Drei Jahre lang wälzte sie dafür Verhörprotokolle, sonstige amtliche Aktenvermerke, suchte nach Hinterbliebenen, befragte diese und wertete Briefe der Opfer aus, die noch im Besitz der Angehörigen waren. Heraus kam so ein Werk über 250 Seiten (Hardcover, Metropol-Verlag, 22 €).
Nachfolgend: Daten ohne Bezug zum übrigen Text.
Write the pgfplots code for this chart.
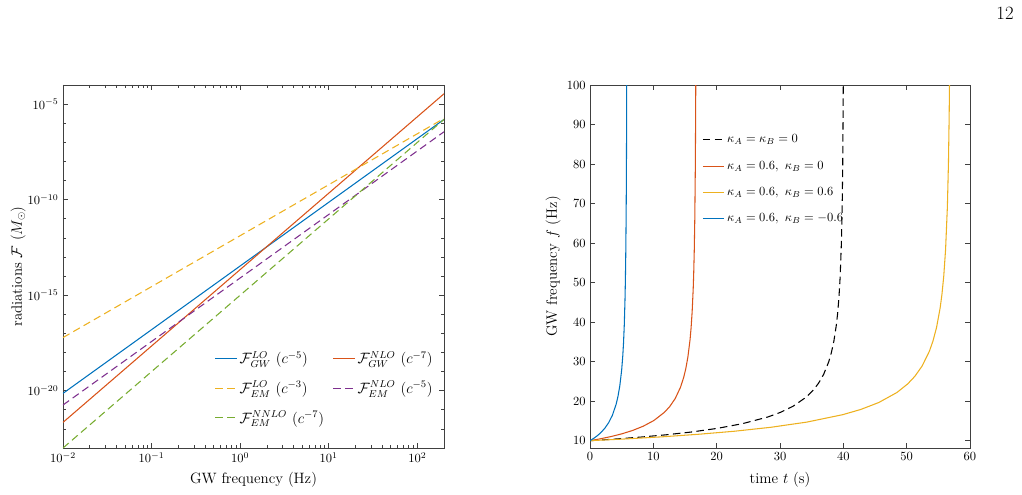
\documentclass[border=0pt]{standalone}
\usepackage{pgfplots}
\pgfplotsset{compat=1.18}

% MATLAB default line colours
\definecolor{mblue}{rgb}{0,0.447,0.741}
\definecolor{mred}{rgb}{0.850,0.325,0.098}
\definecolor{myellow}{rgb}{0.929,0.694,0.125}
\definecolor{mpurple}{rgb}{0.494,0.184,0.556}
\definecolor{mgreen}{rgb}{0.466,0.674,0.188}
\definecolor{axgray}{rgb}{0.25,0.25,0.25}

\pgfplotsset{
  mstyle/.style={
    scale only axis,
    axis line style={axgray, line width=0.7pt},
    tick style={axgray, line width=0.5pt},
    tick align=inside,
    major tick length=4pt,
    minor tick length=2.6pt,
    label style={font=\large},
    tick label style={font=\normalsize},
    every axis plot/.append style={line width=0.85pt},
    legend cell align=left,
  },
  mdash/.style={dash pattern=on 6pt off 3.5pt},
}

\begin{document}
\begin{tikzpicture}
\path[use as bounding box] (0pt,0pt) rectangle (817.6pt,396pt);
\node[font=\fontsize{15}{18}\selectfont] at (804pt,385.6pt) {12};

% ---------------- radiation fluxes vs frequency ----------------
\begin{axis}[mstyle,
  at={(50.4pt,37.6pt)}, anchor=south west,
  width=304.8pt, height=290.4pt,
  xmode=log, ymode=log,
  xmin=0.01, xmax=200, ymin=1e-23, ymax=1e-4,
  xtick={0.01,0.1,1,10,100},
  ytick={1e-20,1e-15,1e-10,1e-5},
  minor ytick={1e-23,1e-22,1e-21,1e-19,1e-18,1e-17,1e-16,1e-14,1e-13,1e-12,1e-11,1e-9,1e-8,1e-7,1e-6,1e-4},
  xlabel={GW frequency (Hz)},
  ylabel={radiations $\mathcal{F}$ ($M_\odot$)},
  xlabel style={at={(axis description cs:0.5,-0.088)}, anchor=center},
  ylabel style={at={(axis description cs:-0.118,0.5)}, anchor=center},
  legend columns=2,
  legend style={draw=none, fill=none, font=\large,
    at={(axis description cs:0.388,0.281)}, anchor=north west,
    row sep=8.5pt,
    /tikz/every even column/.append style={column sep=5pt}},
]
\addplot[mblue, no marks] coordinates {(0.01,7.24e-21) (200,1.58e-6)};
\addlegendentry{$\mathcal{F}_{GW}^{LO}$ $(c^{-5})$}
\addplot[mred, no marks] coordinates {(0.01,2.19e-22) (200,3.47e-5)};
\addlegendentry{$\mathcal{F}_{GW}^{NLO}$ $(c^{-7})$}
\addplot[myellow, mdash, no marks] coordinates {(0.01,6.03e-18) (200,1.78e-6)};
\addlegendentry{$\mathcal{F}_{EM}^{LO}$ $(c^{-3})$}
\addplot[mpurple, mdash, no marks] coordinates {(0.01,1.78e-21) (200,3.55e-7)};
\addlegendentry{$\mathcal{F}_{EM}^{NLO}$ $(c^{-5})$}
\addplot[mgreen, mdash, no marks] coordinates {(0.01,1e-23) (200,1.58e-6)};
\addlegendentry{$\mathcal{F}_{EM}^{NNLO}$ $(c^{-7})$}
\end{axis}

% ---------------- frequency evolution in time ----------------
\begin{axis}[mstyle,
  at={(472pt,37.6pt)}, anchor=south west,
  width=304pt, height=290.4pt,
  xmin=0, xmax=60, ymin=8.15, ymax=100,
  xtick={0,10,...,60},
  ytick={10,20,...,100},
  xlabel={time $t$ (s)},
  ylabel={GW frequency $f$ (Hz)},
  xlabel style={at={(axis description cs:0.5,-0.088)}, anchor=center},
  ylabel style={at={(axis description cs:-0.097,0.5)}, anchor=center},
  legend style={draw=none, fill=none, font=\normalsize,
    at={(axis description cs:0.285,0.877)}, anchor=north west,
    row sep=9pt},
]
\addplot[black, mdash, no marks] coordinates {
  (0,10) (4.01,10.42) (8.02,10.91) (12.03,11.49) (16.04,12.20) (20.05,13.10)
  (24.06,14.30) (28.07,15.99) (30.075,17.17) (32.08,18.73) (34.085,20.96)
  (35.288,22.86) (36.09,24.55) (36.892,26.78) (37.694,29.96) (38.095,32.17)
  (38.496,35.09) (38.897,39.26) (39.098,42.15) (39.298,45.98) (39.499,51.44)
  (39.699,60.26) (39.819,69.25) (39.900,78.96) (39.980,96.37) (39.99,103.5)};
\addlegendentry{$\kappa_A=\kappa_B=0$}
\addplot[mred, no marks] coordinates {
  (0,10) (1.68,10.49) (3.36,11.06) (5.04,11.74) (6.72,12.58) (8.4,13.66)
  (10.08,15.10) (11.76,17.19) (12.6,18.66) (13.44,20.63) (14.28,23.48)
  (14.784,25.96) (15.12,28.18) (15.456,31.16) (15.792,35.47) (15.96,38.50)
  (16.128,42.57) (16.296,48.45) (16.38,52.59) (16.464,58.15) (16.548,66.19)
  (16.632,79.43) (16.682,93.26) (16.699,99.97) (16.716,108.5)};
\addlegendentry{$\kappa_A=0.6,\ \kappa_B=0$}
\addplot[myellow, no marks] coordinates {
  (0,10) (5.7,10.45) (11.4,10.98) (17.1,11.62) (22.8,12.39) (28.5,13.38)
  (34.2,14.69) (39.9,16.58) (42.75,17.90) (45.6,19.66) (48.45,22.18)
  (50.16,24.36) (51.3,26.30) (52.44,28.89) (53.58,32.60) (54.15,35.19)
  (54.72,38.65) (55.29,43.61) (55.575,47.08) (55.86,51.71) (56.145,58.35)
  (56.43,69.18) (56.601,80.36) (56.715,92.56) (56.772,101.7)};
\addlegendentry{$\kappa_A=0.6,\ \kappa_B=0.6$}
\addplot[mblue, no marks] coordinates {
  (0,10) (0.588,10.59) (1.176,11.28) (1.764,12.12) (2.352,13.18) (2.94,14.54)
  (3.528,16.40) (4.116,19.16) (4.41,21.14) (4.704,23.85) (4.998,27.86)
  (5.174,31.43) (5.292,34.68) (5.410,39.12) (5.527,45.69) (5.586,50.41)
  (5.645,56.87) (5.704,66.42) (5.733,73.31) (5.762,82.70) (5.792,96.59)
  (5.798,100.25)};
\addlegendentry{$\kappa_A=0.6,\ \kappa_B=-0.6$}
\end{axis}
\end{tikzpicture}
\end{document}
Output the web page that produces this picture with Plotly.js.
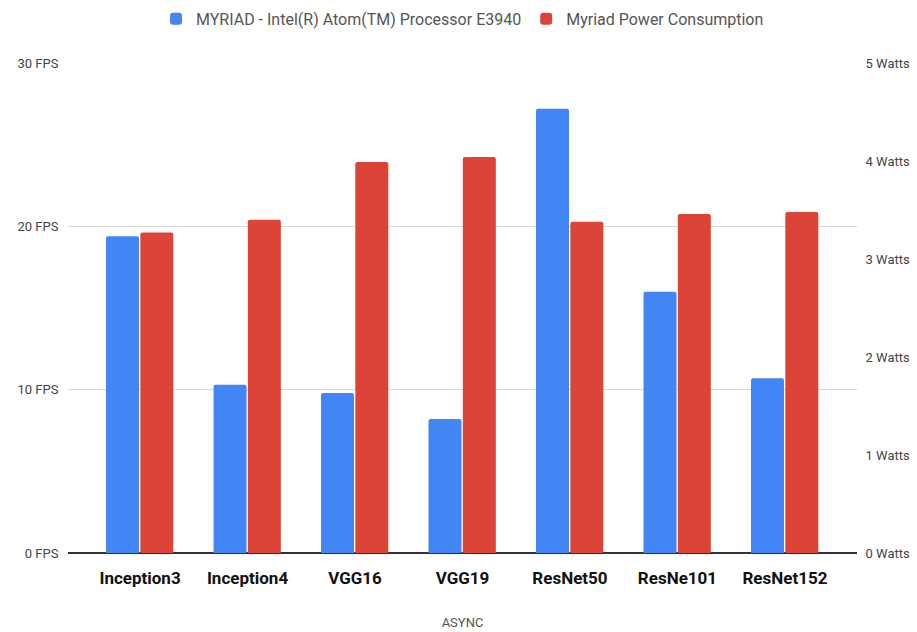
<!DOCTYPE html>
<html>
<head>
<meta charset="utf-8">
<script src="https://cdn.plot.ly/plotly-3.0.1.min.js"></script>
<style>html,body{margin:0;padding:0;background:#fff;}#chart{width:917px;height:632px;}</style>
</head>
<body>
<div id="chart"></div>
<script>
const categories = ["Inception3", "Inception4", "VGG16", "VGG19", "ResNet50", "ResNe101", "ResNet152"];
const fpsValues = [19.4, 10.3, 9.8, 8.2, 27.2, 16.0, 10.7];
const wattValues = [3.27, 3.40, 3.99, 4.04, 3.38, 3.46, 3.48];
const fpsName = "MYRIAD - Intel(R) Atom(TM) Processor E3940";
const wattName = "Myriad Power Consumption";
const fpsTicks = [0, 10, 20, 30];
const fpsTickText = ["0 FPS", "10 FPS", "20 FPS", "30 FPS"];
const wattTicks = [0, 1, 2, 3, 4, 5];
const wattTickText = ["0 Watts", "1 Watts", "2 Watts", "3 Watts", "4 Watts", "5 Watts"];

const traces = [
  {type: "bar", name: fpsName, x: categories, y: fpsValues, yaxis: "y",
   width: 0.307, offset: -0.316,
   marker: {color: "#4285f4", cornerradius: 2}, hoverinfo: "none"},
  {type: "bar", name: wattName, x: categories, y: wattValues, yaxis: "y2",
   width: 0.307, offset: 0.003,
   marker: {color: "#db4437", cornerradius: 2}, hoverinfo: "none"}
];

const layout = {
  width: 917, height: 632,
  margin: {l: 68, r: 60, t: 63, b: 79},
  paper_bgcolor: "#fff", plot_bgcolor: "#fff",
  font: {family: "Roboto, sans-serif", color: "#444"},
  showlegend: true,
  legend: {orientation: "h", x: 0.5, xanchor: "center", y: 0.997, yref: "container", yanchor: "top",
           font: {size: 16, color: "#555"}, itemwidth: 30, traceorder: "normal"},
  xaxis: {
    type: "category", range: [-0.67, 6.67],
    tickfont: {size: 17, color: "#111", family: "Roboto, sans-serif", weight: "bold"},
    ticks: "outside", ticklen: 10, tickcolor: "rgba(0,0,0,0)",
    showgrid: false, showline: false, zeroline: false,
    title: {text: "ASYNC", font: {size: 13, color: "#555"}, standoff: 30}
  },
  yaxis: {
    range: [0, 30], tickvals: fpsTicks, ticktext: fpsTickText,
    tickfont: {size: 13, color: "#444"},
    showgrid: true, gridcolor: "#d9d9d9", gridwidth: 1,
    zeroline: true, zerolinecolor: "#333", zerolinewidth: 1.5,
    ticks: "outside", ticklen: 6, tickcolor: "rgba(0,0,0,0)",
    showline: false
  },
  yaxis2: {
    range: [0, 5], tickvals: wattTicks, ticktext: wattTickText,
    overlaying: "y", side: "right",
    tickfont: {size: 13, color: "#444"},
    showgrid: false, zeroline: false, showline: false,
    ticks: "outside", ticklen: 5, tickcolor: "rgba(0,0,0,0)"
  },
  bargap: 0.38
};

Plotly.newPlot("chart", traces, layout, {displayModeBar: false, staticPlot: true});
</script>
</body>
</html>
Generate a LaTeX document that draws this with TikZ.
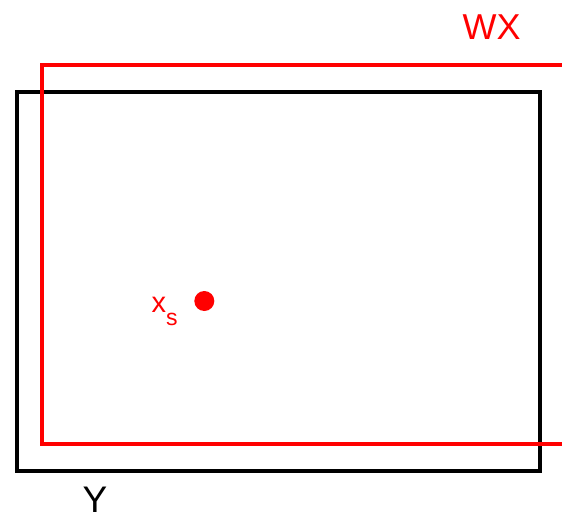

Wie der Rechtsextremismus immer noch das heutige gesellschaftliche Klima belastet, zeigt im NS-DOK derzeit die Sonderausstellung „Un-sichtbarer Terror: Orte rechter Gewalt in Deutschland“. Hier zeigt der Fotograf Mark Mühlhaus mehr als 30 Orte in ganz Deutschland, an denen im Verlauf von 70 Jahren seit Gründung der BRD rassistische oder antisemitische Taten von Rechtsterroristen, Neonazis, Skinheads und gewaltbereiten rechten Jugendlichen verübt wurden – und die es oft nicht ins Bewusstsein der bundesweiten Öffentlichkeit brachten. Nicht Ortsnamen wie Hoyerswerda, Mölln oder Solingen sind hier aufgezeigt, sondern z. B. Eisenach, Obhausen und Wald-Michelbach.
Das Abendprogramm leitete dann der deutsch-türkische Rapper Eko Fresh mit Texten zur Migration und Identifikation als „Drittgenerationsler“ ein, gefolgt von Musik durch DJ Philip Jondo.